Cook made directly for an island well known to all the buccaneers who preyed on the Pacific seaboard; a place of deep harbours, timbered hillsides and abundant sweet water; a place where they were impervious to Spanish attack because ‘50 men in [the anchorage] may be able to keep off 1000’.9 This was Juan Fernandez, some three hundred miles off the coast. Its first Spanish discoverer, who had conferred his own name upon it, had tried unsuccessfully to colonise the island. All he had achieved was to make Juan Fernandez even more attractive to the enemies of his country by introducing goats, which had multiplied and flourished. Dampier had been before to this pleasant, lonely Eden destined to win itself a place in history and literature. He now expatiated lovingly upon its virtues. Its grass was ‘kindly, thick and flourishing’. Its trees afforded ‘large and good timber for building but none fit for masts’. The cabbage trees had ‘a good head and very sweet’. Meat was to be had in abundance from goats, seals and sea lions and the fish were so plentiful ‘that two men in an hour’s time will take with hook and line as many as will serve 100 men’.10
A fortnight’s rest was enough to make the crew impatient to be away up the coast in search of prizes. They were soon in luck; a convoy of three ill-armed merchant vessels fell into their clutches. But the cargo proved something of a disappointment – flour and quince marmalade! A consignment of 800,000 pieces of eight the ships were to have carried was removed at the last moment when the rumour went around that pirates were in the vicinity. Cook put prize crews aboard the merchantmen and made for the Galapagos Islands. Such uninhabited, secluded places as Galapagos, Cocos and Juan Fernandez were the natural temporary habitats of buccaneers and have become the very stuff of pirate legend. Few of them were ever ‘treasure islands’, where maritime thieves concealed vast fortunes of stolen gold and jewels for no very good reason. But they did serve as invaluable, secure havens where captains ‘on the account’ could stop for watering, revictualling and careening and where they could establish depots of surplus items that might prove useful later. So, at the Galapagos Islands Cook unloaded most of the stolen flour to act as a reserve supply if needed.

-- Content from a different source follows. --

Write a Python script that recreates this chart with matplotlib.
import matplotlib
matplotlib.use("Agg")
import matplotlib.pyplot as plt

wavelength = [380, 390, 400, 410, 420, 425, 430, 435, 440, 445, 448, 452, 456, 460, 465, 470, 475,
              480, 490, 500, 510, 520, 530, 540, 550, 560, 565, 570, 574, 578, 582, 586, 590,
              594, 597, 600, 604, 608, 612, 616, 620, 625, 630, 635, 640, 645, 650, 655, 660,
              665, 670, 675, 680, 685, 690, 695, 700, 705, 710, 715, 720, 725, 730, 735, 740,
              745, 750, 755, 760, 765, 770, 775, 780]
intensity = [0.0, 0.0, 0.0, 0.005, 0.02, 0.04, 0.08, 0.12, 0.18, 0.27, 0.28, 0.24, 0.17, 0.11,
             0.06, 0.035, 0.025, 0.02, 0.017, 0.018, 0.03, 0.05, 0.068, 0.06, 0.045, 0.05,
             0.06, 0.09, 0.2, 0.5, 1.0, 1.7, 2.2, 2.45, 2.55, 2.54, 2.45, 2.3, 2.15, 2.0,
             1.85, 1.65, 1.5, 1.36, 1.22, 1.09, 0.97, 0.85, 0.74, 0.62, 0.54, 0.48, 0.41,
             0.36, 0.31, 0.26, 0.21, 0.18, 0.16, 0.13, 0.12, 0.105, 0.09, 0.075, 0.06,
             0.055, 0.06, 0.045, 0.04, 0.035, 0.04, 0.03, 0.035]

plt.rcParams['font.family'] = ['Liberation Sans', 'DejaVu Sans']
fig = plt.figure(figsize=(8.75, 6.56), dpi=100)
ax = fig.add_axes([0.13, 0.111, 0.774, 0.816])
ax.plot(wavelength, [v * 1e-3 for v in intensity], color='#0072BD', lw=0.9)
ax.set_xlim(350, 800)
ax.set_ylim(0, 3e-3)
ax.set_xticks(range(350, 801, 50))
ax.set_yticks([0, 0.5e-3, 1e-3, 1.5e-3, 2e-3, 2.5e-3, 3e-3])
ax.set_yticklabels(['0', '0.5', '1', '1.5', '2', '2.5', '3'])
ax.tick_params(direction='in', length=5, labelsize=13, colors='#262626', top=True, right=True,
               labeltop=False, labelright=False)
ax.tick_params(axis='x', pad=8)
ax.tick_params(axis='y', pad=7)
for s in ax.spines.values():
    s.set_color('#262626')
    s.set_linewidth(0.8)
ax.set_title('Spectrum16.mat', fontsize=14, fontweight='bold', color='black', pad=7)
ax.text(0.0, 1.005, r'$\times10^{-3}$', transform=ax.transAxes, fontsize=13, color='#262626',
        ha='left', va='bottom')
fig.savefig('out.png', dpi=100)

What interested Dampier about the Galapagos, as we might imagine, was the giant turtles. He devoted four pages to describing these creatures and comparing them with species he had seen in the West Indies. The great, ponderous beasts fascinated Dampier and he carefully noted many facts about them.
It is reported of these creatures that they are nine days engendering, and in the water, the male on the female’s back. It is observable, that the males, while engendering, do not easily forsake their female. For I have gone and taken hold of the male, when engendering, and a very bad striker may strike them then, for the male is not shy at all. But the female, seeing a boat when they rise to blow, would make her escape, but that the male grasps her with his two fore fins and holds her fast. When they are thus coupled, it is best to strike the female first, then you are sure of the male also.11
It has to be said that many of Dampier’s observations about turtles are concerned with culinary practicalities. These animals and their eggs were great delicacies for mariners. It is, therefore, not at all surprising that several species have become extinct since Dampier’s day.

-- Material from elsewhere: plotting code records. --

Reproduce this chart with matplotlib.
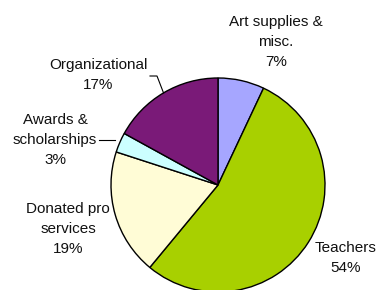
import numpy as np
import matplotlib
matplotlib.use("Agg")
import matplotlib.pyplot as plt

# Budget breakdown, clockwise from 12 o'clock
categories = ["Art supplies &\nmisc.", "Teachers", "Donated pro\nservices",
              "Awards &\nscholarships", "Organizational"]
shares = [7, 54, 19, 3, 17]
colors = ["#a6a6ff", "#a8d000", "#fffcd6", "#ccffff", "#7a1a78"]

# label placement in pixel coords (x, y from top), plus optional leader elbow
label_pos = [(276, 42), (346, 258), (68, 229), (55, 140), (98, 75)]
leader_elbow = [None, None, None, (99, 140), (150, 76)]

W, H = 379, 290
fig = plt.figure(figsize=(W / 100, H / 100), dpi=100)
ax = fig.add_axes([0, 0, 1, 1])

cx, cy, r = 218, H - 185, 107
wedges, _ = ax.pie(
    shares, colors=colors, startangle=90, counterclock=False,
    center=(cx, cy), radius=r, frame=True,
    wedgeprops=dict(edgecolor="black", linewidth=1.0),
)
ax.set_xlim(0, W)
ax.set_ylim(0, H)
ax.set_aspect("equal")
ax.axis("off")

for w, name, val, (lx, ly), elbow in zip(wedges, categories, shares, label_pos, leader_elbow):
    ax.text(lx, H - ly, f"{name}\n{val}%", ha="center", va="center",
            fontsize=11, family="Liberation Sans", linespacing=1.52,
            color="#111111")
    if elbow is None:
        continue
    mid = np.deg2rad((w.theta1 + w.theta2) / 2)
    ex, ey = cx + r * np.cos(mid), cy + r * np.sin(mid)
    if name.startswith("Organ"):
        xs = [elbow[0], elbow[0] + 7, ex]
        ys = [H - elbow[1], H - elbow[1], ey]
    else:
        xs = [elbow[0], elbow[0] + 16]
        ys = [H - elbow[1], H - elbow[1]]
    ax.plot(xs, ys, color="black", linewidth=0.8)

fig.savefig("out.png", dpi=100)
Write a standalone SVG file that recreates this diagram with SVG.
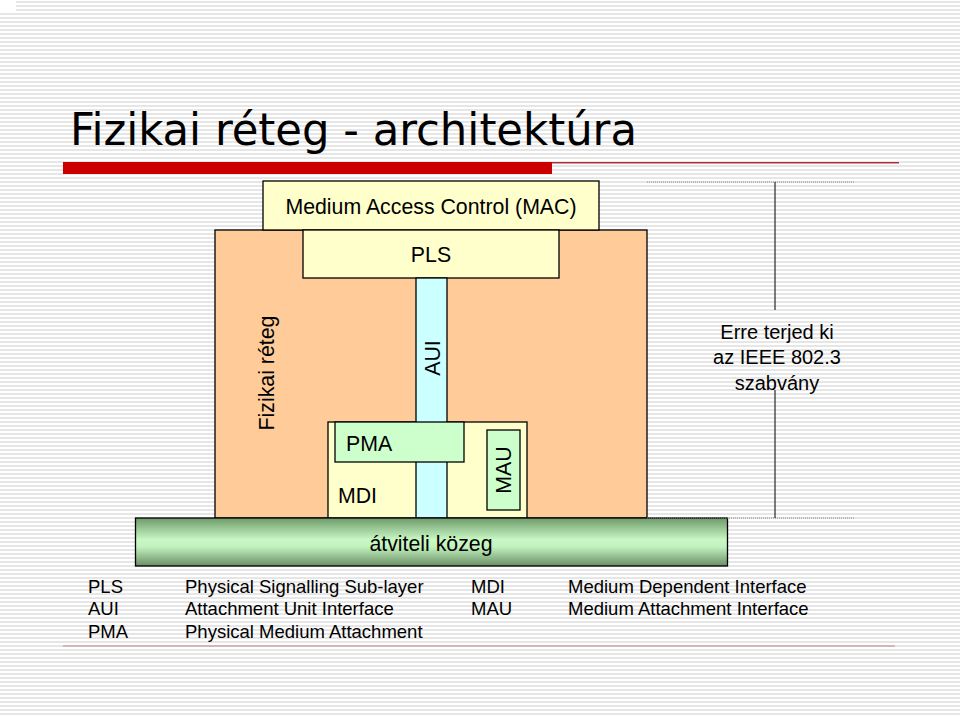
<svg xmlns="http://www.w3.org/2000/svg" width="960" height="717" viewBox="0 0 960 717">
<defs>
<pattern id="stripes" x="0" y="0" width="8" height="4" patternUnits="userSpaceOnUse">
<rect x="0" y="0" width="8" height="4" fill="#ffffff"/>
<rect x="0" y="1" width="8" height="2" fill="#e6e6e6"/>
</pattern>
<linearGradient id="medium" x1="0" y1="0" x2="0" y2="1">
<stop offset="0" stop-color="#6f9a6b"/>
<stop offset="0.45" stop-color="#c8f8c4"/>
<stop offset="0.6" stop-color="#c2f2be"/>
<stop offset="1" stop-color="#6a8e66"/>
</linearGradient>
<style>
.box{stroke:#000;stroke-width:1.3}
.t{font-family:"Liberation Sans",Arial,sans-serif;font-size:21.3px;fill:#000}
.n{font-family:"Liberation Sans",Arial,sans-serif;font-size:20px;fill:#000}
.lg{font-family:"Liberation Sans",Arial,sans-serif;font-size:18.5px;fill:#000}
.dot{stroke:#888;stroke-width:1;stroke-dasharray:1 1}
</style>
</defs>
<rect width="960" height="717" fill="url(#stripes)"/>
<rect x="0" y="0" width="16" height="11" fill="#fff"/>

<text x="70" y="145" font-family="'DejaVu Sans Condensed','Liberation Sans',sans-serif" font-size="44" textLength="567" lengthAdjust="spacingAndGlyphs">Fizikai réteg - architektúra</text>
<rect x="63" y="162" width="489" height="12" fill="#cc0000"/>
<line x1="552" y1="162.7" x2="899" y2="162.7" stroke="#b03040" stroke-width="1.5"/>

<g id="fizikai">
<rect class="box" x="215" y="230" width="432" height="288" fill="#ffcc99"/>
<text class="t" transform="translate(274,373) rotate(-90)" text-anchor="middle">Fizikai réteg</text>
</g>
<g id="mac">
<rect class="box" x="263" y="181" width="336" height="49" fill="#ffffcc"/>
<text class="t" x="431" y="214" text-anchor="middle">Medium Access Control (MAC)</text>
</g>
<g id="pls">
<rect class="box" x="303" y="230" width="256" height="48" fill="#ffffcc"/>
<text class="t" x="431" y="262" text-anchor="middle">PLS</text>
</g>
<g id="mdi">
<rect class="box" x="328" y="422" width="199" height="96" fill="#ffffcc"/>
<text class="t" x="338" y="503">MDI</text>
</g>
<g id="aui">
<rect class="box" x="416" y="278" width="31" height="240" fill="#ccffff"/>
<text class="t" transform="translate(439.5,358) rotate(-90)" text-anchor="middle">AUI</text>
</g>
<g id="pma">
<rect class="box" x="335" y="422" width="129" height="40" fill="#ccffcc"/>
<text class="t" x="346" y="451">PMA</text>
</g>
<g id="mau">
<rect class="box" x="487" y="430" width="33" height="80" fill="#ccffcc"/>
<text class="t" transform="translate(511,470) rotate(-90)" text-anchor="middle">MAU</text>
</g>
<g id="kozeg">
<rect class="box" x="135.5" y="518" width="592" height="48" fill="url(#medium)"/>
<text class="t" x="431" y="551" text-anchor="middle">átviteli közeg</text>
</g>

<g id="connectors">
<line class="dot" x1="647" y1="182" x2="855" y2="182"/>
<line class="dot" x1="647" y1="518" x2="855" y2="518"/>
<line x1="775" y1="182" x2="775" y2="310" stroke="#000" stroke-width="1"/>
<line x1="775" y1="390" x2="775" y2="518" stroke="#000" stroke-width="1"/>
</g>
<g id="ieee">
<text class="n" text-anchor="middle"><tspan x="777" y="339">Erre terjed ki</tspan><tspan x="777" y="364">az IEEE 802.3</tspan><tspan x="777" y="390">szabvány</tspan></text>
</g>

<g id="legend" class="lg">
<text x="88" y="593">PLS</text>
<text x="185" y="593">Physical Signalling Sub-layer</text>
<text x="471" y="593">MDI</text>
<text x="568" y="593">Medium Dependent Interface</text>
<text x="88" y="615">AUI</text>
<text x="185" y="615">Attachment Unit Interface</text>
<text x="471" y="615">MAU</text>
<text x="568" y="615">Medium Attachment Interface</text>
<text x="88" y="638">PMA</text>
<text x="185" y="638">Physical Medium Attachment</text>
</g>
<line x1="63" y1="646" x2="895" y2="646" stroke="#c8a8a8" stroke-width="1.5"/>
</svg>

The pirates continued northwards looking for victims. In July, off the coast of Mexico, Captain Cook died. He had been ill some time, presumably of ship’s fever, although Dampier gives no details. His body was carried ashore for burial and his place was taken by the quartermaster, Edward Davis, ‘by consent of all the company, for it was his place by succession’. The buccaneer bands had no rules but they did have their own constitutional practices, which usually amounted to a combination of tyranny and democracy. A captain held sway by the force of his personality and by sheer brutality. If he died or failed to command majority support, his crew often split into factions, and either a successor was elected or they divided into two bands. The pirate companies were in a constant state of fragmentation and coalescence which, not infrequently, degenerated into open warfare. In this case Edward Davis had general approval but it was not long before he and his followers joined forces with another group led by Captain Swan of the Cygnet, out of London.
Swan seems to have been the more intelligent and resourceful of the two leaders, even though he was a reluctant pirate. He was a merchant captain who had been forced by a mutinous crew to go ‘on the account’ and was, so Dampier assures us, eager to find an opportunity of abandoning the criminal life. After ten months of mixed fortunes, Davis and Swan parted company again. The former remained on the South American coast, but the stocky captain of the Cygnet wanted to cross the Pacific. To his men he held out the lure of rich pickings from the Spanish Manila trade. It seems, however, that his real concern was to escape from pirate-infested waters, get rid of his troublemakers, resume legitimate trade and return to England as soon as possible. Dampier decided to transfer his allegiance not, he assures us, ‘from any dislike to my old captain’, but from a desire to see new lands. From the Cygnet’s quarterdeck he watched his old companions sail out of the harbour while Swan fired a fifteen-gun salute in their honour.
The crew of the Cygnet were far from unanimous in their desire to set course across the empty Pacific, and the captain had resort to trickery
to gain their agreement. He had two sets of charts: Spanish ones which showed the distance from Acapulco to Guam as between 2,300 and 2,400 leagues; and English ones which computed the same distance as less than 2,000 leagues. In fact, even the Spanish charts underestimated the distance by more than 200 leagues (about 6oo miles). Swan assured his men that the English calculations were the true ones. Drake, he told them, had made the crossing in fifty days (in fact, Drake took sixty-six days) and that was over a century before, in a much inferior ship. There was, therefore, no doubt that the Cygnet and her consort, a tiny barque commanded by Captain Teat, could complete the voyage in forty days or less. Swan won his followers over but it was not without some misgivings that they agreed to go on short rations and set sail on 31 March 1686.
They had good winds and weather and most days were able to make well over a hundred miles (their best daily run was 216 miles, their worst 64). To the nervous Captain Swan this excellent progress was a two-edged sword: it kept the men’s spirits up but it also made them discontented with their daily ration of eight spoonfuls of boiled maize. Since the crossing would soon be complete, they insisted, there was no need for such economy. On the twentieth day Swan reluctantly agreed to increase the dole to ten spoonfuls. After a month at sea, the sailors began to scour the horizon with growing anxiety. After thirty-nine days they had, by the rough computation of log and line, reached the latitude of the Ladrones (the Marianas), according to the English charts, but there was no sign of land. Food was running short and they had not been able to catch any fish to supplement their miserable maize diet. A few days more and the crew were plotting mutiny and cannibalism. When their victuals ran out they resolved to kill and eat those who had been in favour of this hazardous course, starting with Swan. The captain later jokingly pointed out to Dampier that though he, too, had been on the crew’s menu, he would probably have been quite safe: he was so thin that he ‘would have made them but a poor meal’.